OCP’s Ongoing Community Commitment to Sustainability Celebrated this Earth Day!

Earth Day is a great time to look back on where this community has come from and the advancements we are making as stewards of earth’s resources.    

The Open Compute Project was founded on the principles of energy conservation and reduction of raw materials (e.g. vanity free designs). The early energy conservation journey focused on servers, storage and network devices; then quickly evolved to more advanced methods of power delivery/distribution and the means to cool these high powered IT devices. This journey led us to embrace the use of liquid cooling and immersion cooling. The Community published specifications and recommendations for the implementation of liquid and immersion cooling in IT equipment as well as the data center infrastructure. Today’s data centers are able to support liquid and immersion cooled equipment without consumer potable water.    

Today our OCP Solution Providers (SP) work closely with cloud operators to repurpose older equipment, and we have created a Marketplace of Circular Economy solutions (here). This is one of our fastest-growing markets globally. With access to revitalized OCP equipment, many adopters can get immediate access to hardware and software for the proof of concept work. Circular Economy solutions also enable faster integration and interoperability at rapid scale, all while keeping in mind our influence on the environment around us.   

OCP Solution Providers ITRenew, Nexedi, Atlancis Technologies, Celeris Informatique, Circle B, Hydro66 and maincubes B.V. offer great examples of how our Community works together to repurpose hardware and thereby avoid the environmental impacts associated with sourcing raw materials and the production of new equipment (e.g. referred to as scope 3 emissions). Using refurbished, tested and warrantied IT equipment from ITRenew, Circle B and Nexedi have installed Circular Economy solutions into OCP Ready™ data centers by Hydro 66 and maincubes B.V., which have also implemented the best practices for efficiency and scale. Atlancis Technologies, an OCP SP based in Nairobi, Kenya, is offering Circular Economy solutions as an integrated cloud platform, which has reduced implementation costs by as much as 80% compared to a traditional infrastructure. And Celeris Informatique in France offers highly-scalable Object, Block and File-based storage solutions built on the ITRenew Sesame platform.  

Keeping equipment operational over extended periods requires new processes to sustain the embedded firmware and software in IT equipment. Source code must be archived, security features must allow ownership to change hands, and distribution licensing must change. OCP’s system firmware and hardware management project teams have laid the groundwork to address these prior obstacles and create pathways to a more sustainable product. This year, products receiving the OCP Acceptedtm certification mark will have met new requirements that address licensing, distribution, archiving and rebuilding of embedded firmware.   

Our work on Circular Economy solutions doesn’t stop here though. OCP has new workstreams recently launched which are expected to have a much bigger impact.     The Life Cycle of Systems/Components, also referred to as Life Cycle Assessment (LCA) is looking at key elements in systems and component design on the HW and SW sides (where applicable) that can improve reusability at the highest level of consumption: reusability of a complete rack of equipment prefered over less-than-full racks over piece-part systems (component level). The primary mission of this workstream is to identify industry best practices that can be deployed across the supply chain as well as end-user behavior that promotes reusability and circularity. The objective is to solve circularity from a technical and operational point of view.

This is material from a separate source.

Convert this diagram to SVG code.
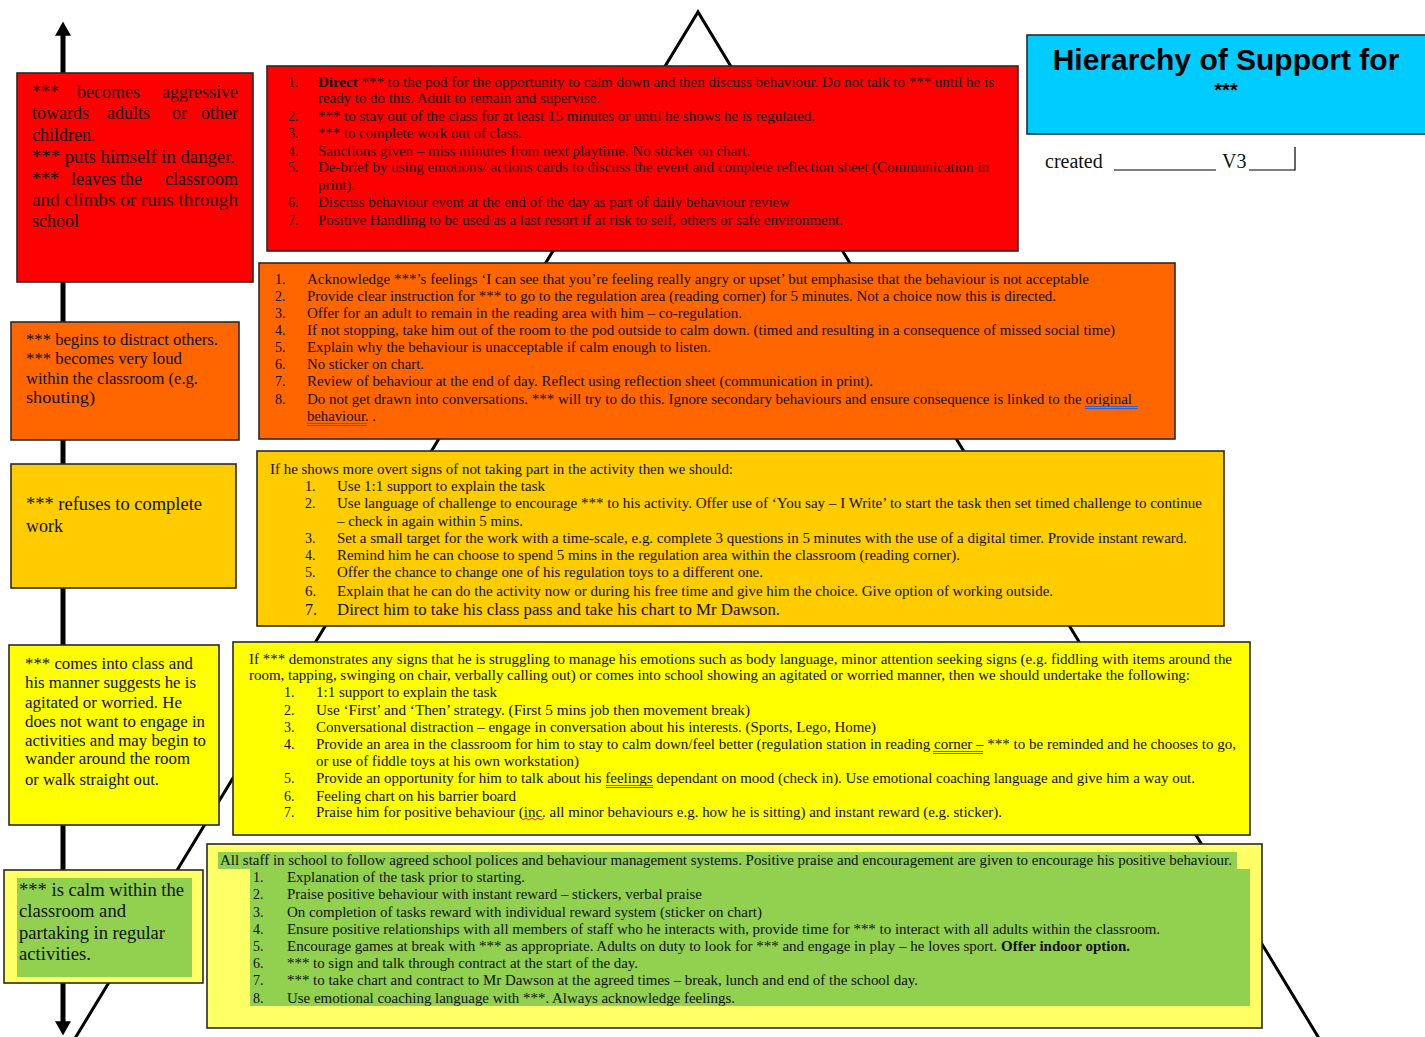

Another workstream, Metrics around Life Cycle Assessment, will focus on how to define methods for assessing environmental impact associated with the key stages of the life cycle of certified OCP components, systems and devices. The goal of these methods is to publish metrics and the methodologies that are relevant for the OCP Community to improve design, development and deployment of a sustainable infrastructure that strives to reduce carbon footprint with every new generation.

We also have OCP team members actively participating in European initiatives, such as The Circular Economy for the Data Centre Industry (CEDaCI) which aims to enable trans-sectoral and transnational learning and develop circular economy solutions for the Data Centre Industry in France, Germany, the Netherlands and the UK.  Additionally, OCP is collaborating with the Sustainable Digital Infrastructure Alliance e.V. (SDIA) on supporting their Roadmap to a Sustainable Digital Economy by 2030, which is also closely aligned with the UN Sustainable Development Goals. Through our partnership with OpenUK, an organization driving open data, open hardware and open software across the UK, OCP is participating in GAIA-X which is a large regional effort to develop common requirements for a European data infrastructure which encompasses several pillars of sustainability as they look to create a transparent value chain across industries.

If any of these work streams or projects are of interest to your company and you would like to get involved, please contact Archna Haylock (archna@opencompute.org). 

Together with these life cycle-based initiatives in our project communities, and our Circular Economy product portfolio on our Marketplace, OCP’s intentions are clear: We aim to make sustainability and circularity part of our daily practice and top-of-mind activities for our Community, our members and our environment. As with all other tenets of scale, efficiency, growth and impact, we strongly believe our community will continue to contribute and adopt OCP solutions in a sustainable way.